La deuxième implication n’est pas la menace d’une désagrégation, mais l’érosion régulière des obligations politiques envers l’UE. Ce que les populistes est-européens n’apprécient pas vraiment, c’est que les avantages sensibles que leurs pays tirent de l’adhésion dépendent de l’existence d’une obligation politique. Si des populistes obsédés par la défense exclusive de leurs « intérêts nationaux » se mettent à dominer, ils pourraient bien affaiblir la volonté de développer des politiques communes, voire encourager des renationalisation qui ne seraient précisément pas dans l’« intérêt national » des nouveaux Etats-membres.

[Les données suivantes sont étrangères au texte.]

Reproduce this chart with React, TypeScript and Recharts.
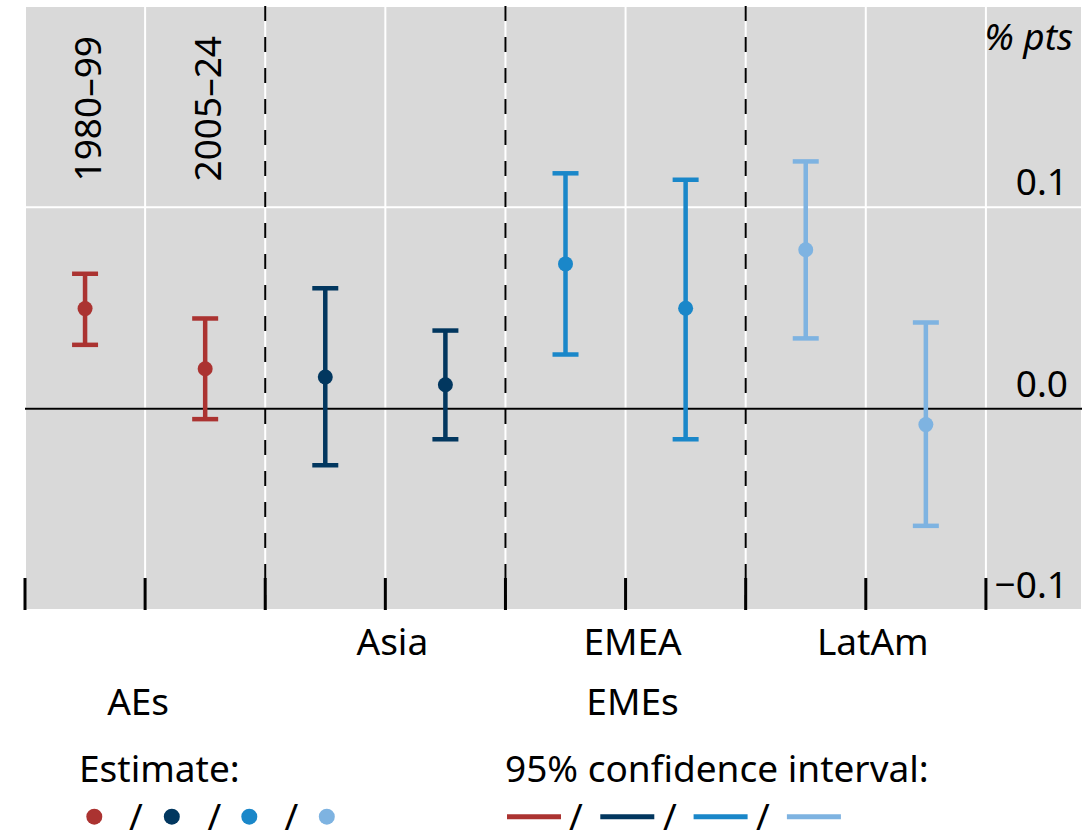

Il y a pourtant deux raisons au moins pour considérer cette situation comme désespérante, mais pas sérieuse. La première est que le populisme est soumis à des cycles. Les populistes parviennent au pouvoir sur une vague anti-corruption, pour « nettoyer la maison » ; mais dès qu’ils s’installent dans la maison, ils risquent d’être identifiés aux pratiques qu’ils ont dénoncées. La suite de l’histoire est alors le clientélisme et l’appropriation de l’Etat par les partis au pouvoir (comme on le voit en Pologne), plutôt qu’une poursuite de la radicalisation.

Seconde raison, l’Euro-consensus de la dernière décennie a souvent été accusé de vider de sa substance la concurrence politique dans les pays candidats, et ainsi de contribuer au contrecoup populiste qui a fait de l’Europe un bouc émissaire. Mais l’UE peut aussi devenir une contrainte pour les populistes.